Don Danilo Cubattoli, noto come ‘don Cuba’, torna nella sua San Frediano, a Firenze, a 16 anni dalla morte. Al sacerdote, pilastro della chiesa fiorentina del ‘900 e decano dei cappellani delle carceri d’Italia, è stata infatti intitolata una strada del rione popolare dove ha vissuto e portato avanti il suo apostolato.
Alla cerimonia erano presenti, tra gli altri, l’assessore alla Toponomastica Maria Federica Giuliani, il presidente dell’associazione Don Cuba Franco Lucchesi, monsignor Vasco Giuliani e il presidente della Rondinella del Torrino Roberto Ciulli.
Il tratto tra piazza Verzaia e borgo San Frediano, in pratica la continuazione di via lungo le Mura di Santa Rosa, porterà il nome di don Danilo Cubattoli, morto a 84 anni la sera del 2 dicembre 2006.
Un ricordo a 100 anni dalla nascita
“Vogliamo celebrare il centenario della sua nascita – ha sottolineato Giuliani – don Cuba era un prete, ruvido e diretto, amico di barboni e carcerati ma anche dei grandi registi un personaggio di grande spessore, apprezzato da tutti, dalla gente più semplice fino ai teologi. Ha dedicato tutta la vita e la sua grande intelligenza alla sua vocazione“.
“Ringraziamo l’amministrazione comunale per aver accolto la nostra proposta, avanzata attraverso una raccolta firme due anni fa, di dedicare un angolo di Firenze a don Cuba – ha dichiarato Lucchesi – un luogo che porta il nome di don Danilo Cubattoli non poteva che essere in San Frediano“.

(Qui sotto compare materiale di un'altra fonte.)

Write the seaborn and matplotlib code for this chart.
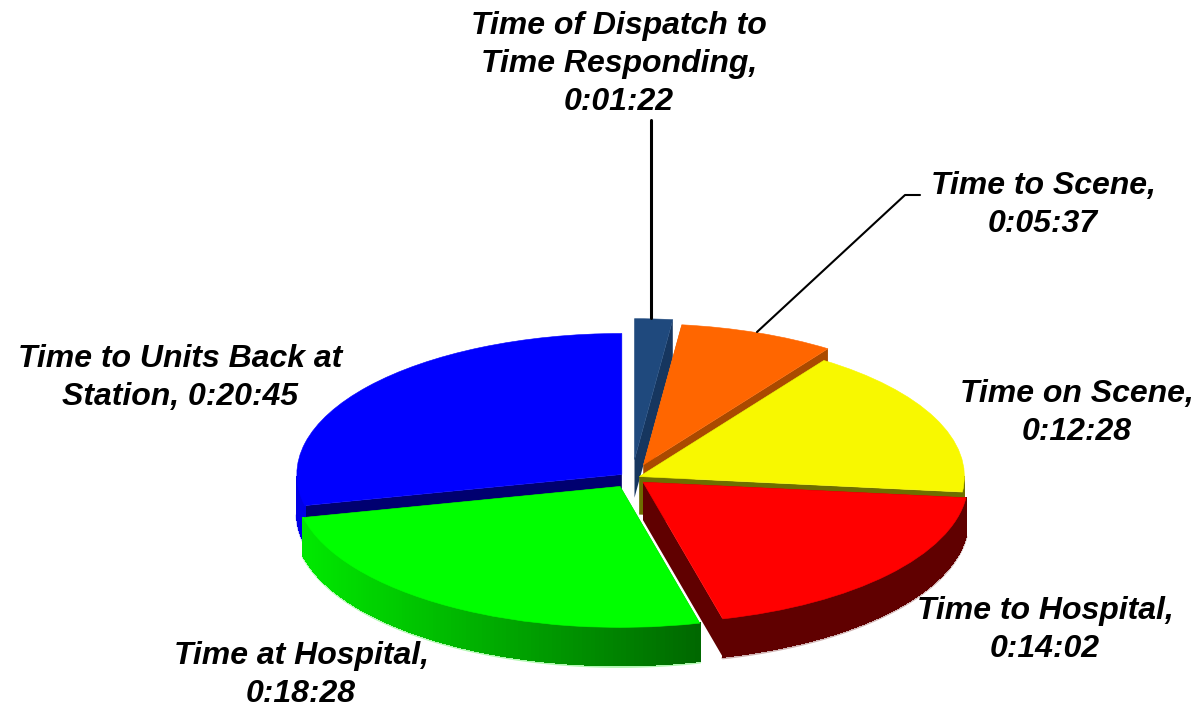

“Il Cuba, come veniva chiamato da tutti, è stato il prete del popolo, vicino ai poveri, ai carcerati, agli ultimi. Sempre pronto ad ascoltare ed aiutare chi aveva bisogno, fin da quando in Seminario ogni giorno raccoglieva il pane avanzato in refettorio. Lo distribuiva, con la complicità di due compagni, Renzo Rossi e Lorenzo Milani, ai ragazzi del rione che soffrivano in quel tempo la fame. Lo calava con un cestino dalla finestra della sua camera perché allora era vietato ai seminaristi incontrare i ragazzi del rione” ha concluso.
Quella messa sul Kilimangiaro
Don Danilo Cubattoli (1922-2006), nato nel Chianti a San Donato in Poggio, è stato motore di tante iniziative. Fioretta Mazzei e Ghita Vogel aiutò i giovani del rione e fondò una casa famiglia per avviare al lavoro i ragazzi ‘difficili’. Fu pioniere dei cineforum e li portò perfino nelle carceri delle Murate e di Santa Verdiana, inoltre, grande appassionato di sport e ciclista, era amico inseparabile di Gino Bartali, di Fiorenzo Magni e più tardi di Gastone Nencini.
Per trent’anni fu cappellano delle carceri, Murate, Santa Verdiana, Sollicciano. Memorabile fu nel 1954 il suo viaggio in Africa, fece 19.000 chilometri in moto per dire messa sul Kilimangiaro per i lavoratori di tutto il mondo.